Может быть, Церковь просто не нужна современному человеку?
– Пока на земле будут болезни и боль, нужны будут и больницы, и врачи, и лекарства, и терапия. Пока на земле будет грех, страдания, смерть, пока будет поиск смысла жизни, стремление к вечности, нужда в любви – нужна будет и Церковь Христова, духовная лечебница, единственное место на земле, где можно получить утешение, подлинную радость, мир и вечность, место, где можно в полной мере встретить Бога. По словам митрополита Лимасольского Афанасия: «Церковь – это брачные чертоги, это место, где совершается соединение Бога с человеком. Именно в Церкви Бог стал Человеком». Церковь в этом мире всегда будет нужна, а сегодня и в будущем – еще более, чем прежде.

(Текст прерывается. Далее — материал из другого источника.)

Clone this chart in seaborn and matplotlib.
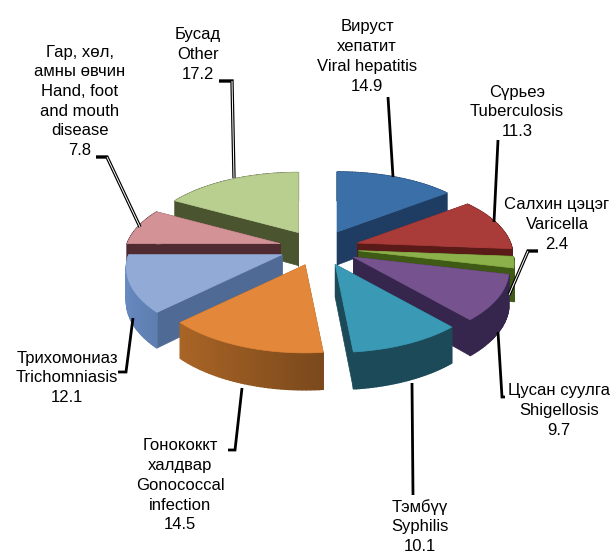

Беседовал протоиерей Серафим Ган
*) 34-е Апостольское правило: Епископам всякого народа подобает знать первого в них, и признавать его как главу, и ничего превышающего их власть не творить без его рассуждения: творить же каждому только то, что касается до его епархии, и до мест к ней принадлежащих. Но и первый ничего да не творит без рассуждения всех. Ибо так будет единомыслие, и прославится Бог о Господе во Святом Духе, Отец, Сын и Святой Дух.